(begin)
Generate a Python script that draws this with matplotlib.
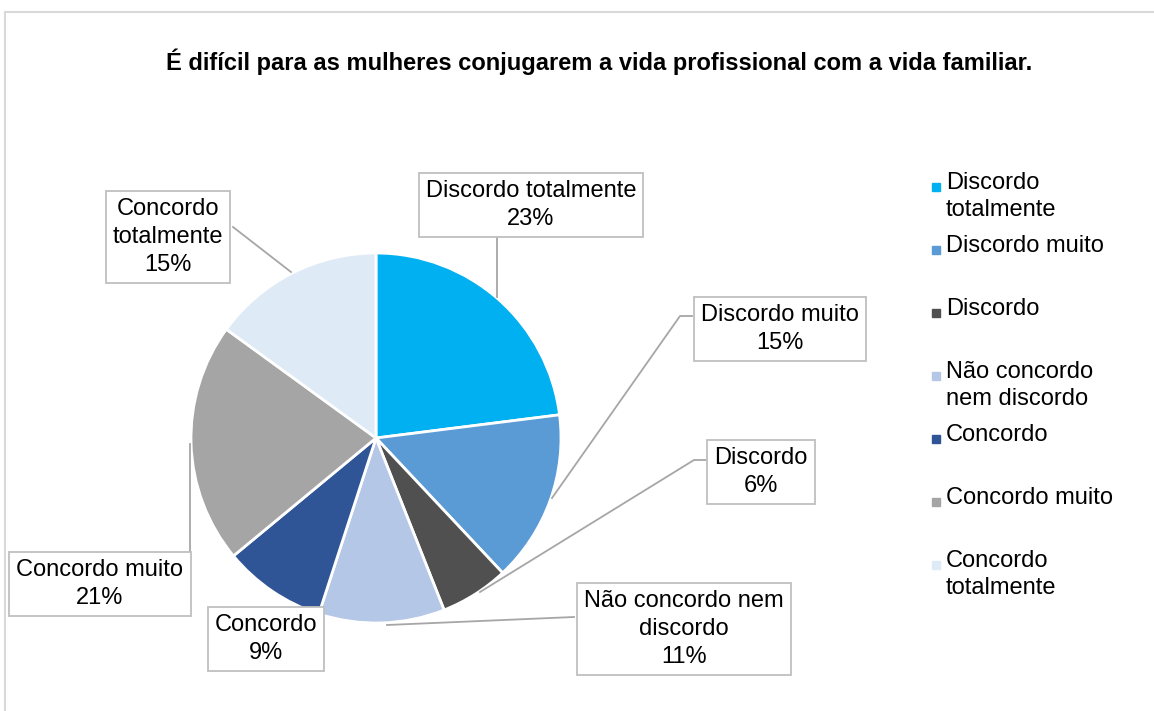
import matplotlib
matplotlib.use("Agg")
import matplotlib.pyplot as plt
from matplotlib.patches import Rectangle

plt.rcParams['font.family'] = ['Liberation Sans', 'DejaVu Sans']

title = "É difícil para as mulheres conjugarem a vida profissional com a vida familiar."
categories = ["Discordo totalmente", "Discordo muito", "Discordo",
              "Não concordo nem discordo", "Concordo", "Concordo muito",
              "Concordo totalmente"]
legend_labels = ["Discordo\ntotalmente", "Discordo muito", "Discordo",
                 "Não concordo\nnem discordo", "Concordo", "Concordo muito",
                 "Concordo\ntotalmente"]
data_labels = ["Discordo totalmente", "Discordo muito", "Discordo",
               "Não concordo nem\ndiscordo", "Concordo", "Concordo muito",
               "Concordo\ntotalmente"]
values = [23, 15, 6, 11, 9, 21, 15]
colors = ["#00B0F0", "#5B9BD5", "#505050", "#B4C7E7", "#2F5597", "#A5A5A5", "#DEEBF7"]

W, H = 1154, 711
fig = plt.figure(figsize=(W / 100, H / 100), dpi=100)
ax = fig.add_axes([0, 0, 1, 1])


def P(x, y):
    return (x, H - y)


ax.pie(values, colors=colors, startangle=90, counterclock=False,
       center=P(376, 438), radius=185,
       wedgeprops=dict(edgecolor='white', linewidth=2))
ax.set_xlim(0, W)
ax.set_ylim(0, H)
ax.set_aspect('equal')
ax.axis('off')

# chart frame
ax.add_patch(Rectangle(P(5, 12 + 720), 1200, 720, fill=False, ec="#D9D9D9", lw=1.5))

ax.text(*P(599, 62), title, ha='center', va='center', fontsize=17, fontweight='bold')

# data label positions (box centres) and leader lines
label_pos = [(531, 205), (780, 329), (761, 472), (684, 629), (266, 639), (100, 584), (168, 237)]
leaders = [
    [(497, 236), (497, 297)],
    [(692, 316), (680, 316), (552, 498)],
    [(706, 460), (694, 460), (480, 592)],
    [(574, 617), (387, 625)],
    None,
    [(190, 552), (190, 444)],
    [(233, 227), (291, 272)],
]
for lbl, v, pos, ld in zip(data_labels, values, label_pos, leaders):
    if ld:
        xs = [p[0] for p in ld]
        ys = [H - p[1] for p in ld]
        ax.plot(xs, ys, color="#A6A6A6", lw=1.3, zorder=3)
    ax.text(*P(*pos), f"{lbl}\n{v}%", ha='center', va='center', fontsize=17,
            linespacing=1.35, zorder=5,
            bbox=dict(boxstyle='square,pad=0.3', fc='white', ec='#BFBFBF', lw=1.3))

# legend
for i, (lbl, c) in enumerate(zip(legend_labels, colors)):
    ytop = 175 + 63 * i
    ax.add_patch(Rectangle(P(932, ytop + 16), 8, 8, color=c))
    ax.text(*P(946, ytop - 3), lbl, ha='left', va='top', fontsize=17, linespacing=1.28)

fig.savefig("out.png", dpi=100)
(end)
→ **The exercise**
Repeat only the lines from the beginning of the material through the line containing "va='center', fontsize=17, fontweight='bold')", both ends kept, leaving pictures out.

→ **Solution for this problem**
Generate a Python script that draws this with matplotlib.
import matplotlib
matplotlib.use("Agg")
import matplotlib.pyplot as plt
from matplotlib.patches import Rectangle

plt.rcParams['font.family'] = ['Liberation Sans', 'DejaVu Sans']

title = "É difícil para as mulheres conjugarem a vida profissional com a vida familiar."
categories = ["Discordo totalmente", "Discordo muito", "Discordo",
              "Não concordo nem discordo", "Concordo", "Concordo muito",
              "Concordo totalmente"]
legend_labels = ["Discordo\ntotalmente", "Discordo muito", "Discordo",
                 "Não concordo\nnem discordo", "Concordo", "Concordo muito",
                 "Concordo\ntotalmente"]
data_labels = ["Discordo totalmente", "Discordo muito", "Discordo",
               "Não concordo nem\ndiscordo", "Concordo", "Concordo muito",
               "Concordo\ntotalmente"]
values = [23, 15, 6, 11, 9, 21, 15]
colors = ["#00B0F0", "#5B9BD5", "#505050", "#B4C7E7", "#2F5597", "#A5A5A5", "#DEEBF7"]

W, H = 1154, 711
fig = plt.figure(figsize=(W / 100, H / 100), dpi=100)
ax = fig.add_axes([0, 0, 1, 1])


def P(x, y):
    return (x, H - y)


ax.pie(values, colors=colors, startangle=90, counterclock=False,
       center=P(376, 438), radius=185,
       wedgeprops=dict(edgecolor='white', linewidth=2))
ax.set_xlim(0, W)
ax.set_ylim(0, H)
ax.set_aspect('equal')
ax.axis('off')

# chart frame
ax.add_patch(Rectangle(P(5, 12 + 720), 1200, 720, fill=False, ec="#D9D9D9", lw=1.5))

ax.text(*P(599, 62), title, ha='center', va='center', fontsize=17, fontweight='bold')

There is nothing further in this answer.